Senior Vice President, Public Policy, SIIA
Mark MacCarthy directs SIIA’s public policy initiatives in the areas of intellectual property enforcement, information privacy, cybersecurity, cloud computing and the promotion of educational technology. He is also an adjunct faculty member at Georgetown University, where he teaches courses in information privacy and tech policy in the Communication, Culture, and Technology Program, and courses in political philosophy in their Philosophy Department. His previous public policy experience includes senior positions with Visa, Inc., the Wexler Walker Group and Capital Cities/ABC and the Energy and Commerce Committee of the U.S. House of Representatives. He holds a Ph.D in philosophy from Indiana University and an MA in economics from the University of Notre Dame.

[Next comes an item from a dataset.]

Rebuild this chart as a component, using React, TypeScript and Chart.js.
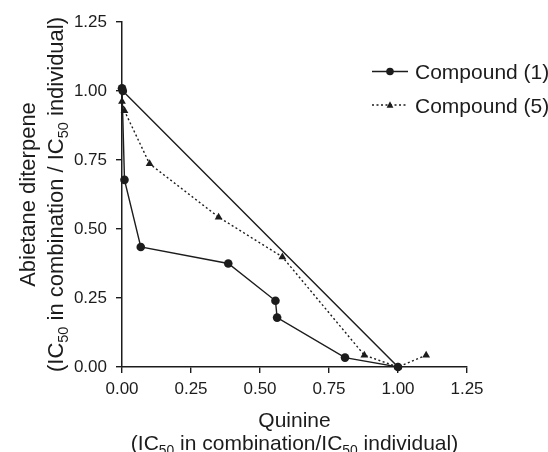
import React, { useEffect, useRef } from 'react';
import { Chart, registerables } from 'chart.js';

Chart.register(...registerables);

// ---- data ----
const compound1X = [0.0, 0.009, 0.068, 0.385, 0.556, 0.562, 0.808, 1.0, 0.003];
const compound1Y = [1.01, 0.678, 0.435, 0.375, 0.24, 0.179, 0.034, 0.0, 1.0];
const compound5X = [0.0, 0.009, 0.1, 0.35, 0.581, 0.878, 1.0, 1.102];
const compound5Y = [0.962, 0.928, 0.736, 0.543, 0.399, 0.043, 0.0, 0.043];
const tickValues = [0, 0.25, 0.5, 0.75, 1.0, 1.25];
const seriesLabels = ['Compound (1)', 'Compound (5)'];

type Seg = [string, boolean];
const xTitleLines: Seg[][] = [
  [['Quinine', false]],
  [['(IC', false], ['50', true], [' in combination/IC', false], ['50', true], [' individual)', false]],
];
const yTitleLines: Seg[][] = [
  [['Abietane diterpene', false]],
  [['(IC', false], ['50', true], [' in combination / IC', false], ['50', true], [' individual)', false]],
];

const FONT = '"Liberation Sans", Arial, Helvetica, sans-serif';
const INK = '#1c1c1c';

function drawRich(ctx: CanvasRenderingContext2D, segs: Seg[], x: number, y: number, size: number) {
  const subSize = size * 0.66;
  let total = 0;
  const widths = segs.map(([t, sub]) => {
    ctx.font = `${sub ? subSize : size}px ${FONT}`;
    const w = ctx.measureText(t).width;
    total += w;
    return w;
  });
  let cx = x - total / 2;
  ctx.textAlign = 'left';
  ctx.textBaseline = 'alphabetic';
  segs.forEach(([t, sub], i) => {
    ctx.font = `${sub ? subSize : size}px ${FONT}`;
    ctx.fillText(t, cx, sub ? y + size * 0.24 : y);
    cx += widths[i];
  });
}

const decorPlugin = {
  id: 'decor',
  afterDraw(chart: any) {
    const ctx: CanvasRenderingContext2D = chart.ctx;
    const area = chart.chartArea;
    ctx.save();
    ctx.fillStyle = INK;
    // x title
    const cxm = (area.left + area.right) / 2;
    drawRich(ctx, xTitleLines[0], cxm, 427, 21);
    drawRich(ctx, xTitleLines[1], cxm, 450, 21);
    // y title
    const cym = (area.top + area.bottom) / 2;
    ctx.save();
    ctx.translate(35, cym);
    ctx.rotate(-Math.PI / 2);
    drawRich(ctx, yTitleLines[0], 0, 0, 22);
    ctx.restore();
    ctx.save();
    ctx.translate(63, cym);
    ctx.rotate(-Math.PI / 2);
    drawRich(ctx, yTitleLines[1], 0, 0, 22);
    ctx.restore();

    // legend
    const rows = [71.5, 105];
    chart.data.datasets.forEach((ds: any, i: number) => {
      const y = rows[i];
      ctx.save();
      ctx.strokeStyle = INK;
      ctx.lineWidth = 1.4;
      ctx.setLineDash(ds.borderDash || []);
      ctx.beginPath();
      ctx.moveTo(372, y);
      ctx.lineTo(408, y);
      ctx.stroke();
      ctx.setLineDash([]);
      ctx.fillStyle = INK;
      ctx.beginPath();
      if (ds.pointStyle === 'triangle') {
        const r = 3.4;
        ctx.moveTo(390, y - r * 1.1);
        ctx.lineTo(390 + r, y + r * 0.8);
        ctx.lineTo(390 - r, y + r * 0.8);
        ctx.closePath();
      } else {
        ctx.arc(390, y, 3.8, 0, Math.PI * 2);
      }
      ctx.fill();
      ctx.font = `21px ${FONT}`;
      ctx.textAlign = 'left';
      ctx.textBaseline = 'alphabetic';
      ctx.fillText(ds.label, 415, y + 7.5);
      ctx.restore();
    });
    ctx.restore();
  },
};

export default function App() {
  const ref = useRef<HTMLCanvasElement | null>(null);
  useEffect(() => {
    if (!ref.current) return;
    const axisCommon = {
      type: 'linear' as const,
      min: 0,
      max: 1.25,
      border: { display: true, color: INK, width: 1.5 },
      grid: { display: true, drawOnChartArea: false, drawTicks: true, tickLength: 6, color: INK, lineWidth: 1.4 },
    };
    const chart = new Chart(ref.current, {
      type: 'scatter',
      data: {
        datasets: [
          {
            label: seriesLabels[0],
            data: compound1X.map((x, i) => ({ x, y: compound1Y[i] })),
            showLine: true,
            borderColor: INK,
            backgroundColor: INK,
            borderWidth: 1.4,
            pointStyle: 'circle',
            pointRadius: 4.3,
            pointBorderWidth: 0,
            clip: false,
          } as any,
          {
            label: seriesLabels[1],
            data: compound5X.map((x, i) => ({ x, y: compound5Y[i] })),
            showLine: true,
            borderColor: INK,
            backgroundColor: INK,
            borderWidth: 1.4,
            borderDash: [2, 2.5],
            pointStyle: 'triangle',
            pointRadius: 4.5,
            pointBorderWidth: 0,
            clip: false,
          } as any,
        ],
      },
      options: {
        responsive: false,
        animation: false,
        layout: { padding: { top: 22, right: 81, left: 0, bottom: 0 } },
        plugins: { legend: { display: false }, tooltip: { enabled: false } },
        scales: {
          x: {
            ...axisCommon,
            afterFit: (s: any) => { s.height = 85; },
            afterBuildTicks: (s: any) => { s.ticks = tickValues.map((v) => ({ value: v })); },
            ticks: {
              color: INK,
              font: { family: FONT, size: 17 },
              padding: 6,
              maxRotation: 0,
              callback: (v: any) => Number(v).toFixed(2),
            },
          },
          y: {
            ...axisCommon,
            afterFit: (s: any) => { s.width = 122; },
            afterBuildTicks: (s: any) => { s.ticks = tickValues.map((v) => ({ value: v })); },
            ticks: {
              color: INK,
              font: { family: FONT, size: 17 },
              padding: 9,
              callback: (v: any) => Number(v).toFixed(2),
            },
          },
        },
      } as any,
      plugins: [decorPlugin],
    });
    return () => chart.destroy();
  }, []);
  return (
    <div style={{ position: 'absolute', left: 0, top: 0, width: 548, height: 452, background: '#fff' }}>
      <canvas ref={ref} width={548} height={452} />
    </div>
  );
}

Peter Maybarduk directs Public Citizen’s Access to Medicines and knowledge economy group, which helps partners around the world overcome high-price pharmaceutical monopolies and secure the benefits of science, technology and culture for all. Maybarduk is an intellectual property expert and presently a visiting fellow with the Information Society Program at Yale Law School. Maybarduk’s work has yielded HIV/AIDS medicine price reductions, new state access to medicines policies and global shifts toward anti-counterfeiting policies that safeguard generic competition. His analysis and advocacy have been instrumental in developing widespread opposition to harmful measures in the proposed Trans-Pacific Partnership. Maybarduk’s work for public health and an open knowledge economy has been covered in The New York Times, The Wall Street Journal, The Times of India, The Washington Post, The Guardian and other major papers. Read Public Citizen’s recent profile of Maybarduk and his work.
Sanford C. Reback
Director, Global Public Policy, Akamai
Sanford Reback, Director of Global Public Policy at Akamai Technologies, has more than 25 years of policy, business, and legal experience in the technology sector. He served as Deputy General Counsel for Policy at UUNET Technologies, then the world’s largest Internet service provider (ISP); Senior International Counsel at MCI, then a Fortune 100 company; and a senior executive at two venture-backed technology companies. In the Executive Office of the President at the U.S. Trade Representative, Reback helped negotiate NAFTA, the World Trade Organization agreements, and several international technology agreements. Immediately prior to joining Akamai, he was Senior Technology Analyst and Director of Global Business at Bloomberg Government. Reback holds a B.A. in political science from Stanford University, a J.D. from Harvard Law School, an M.P.A. from Harvard’s Kennedy School of Government, and was a Fulbright Fellow in London.
Tracey D. Samuelson
Reporter, Marketplace Radio
Tracey D. Samuelson is a staff reporter for APM Marketplace focusing on business, finance, and technology. Samuelson’s stories have aired on NPR’s Morning Edition, All Things Considered, Planet Money, and APM’s Marketplace, and in print for the Christian Science Monitor, New York Magazine, Global Post and other publications.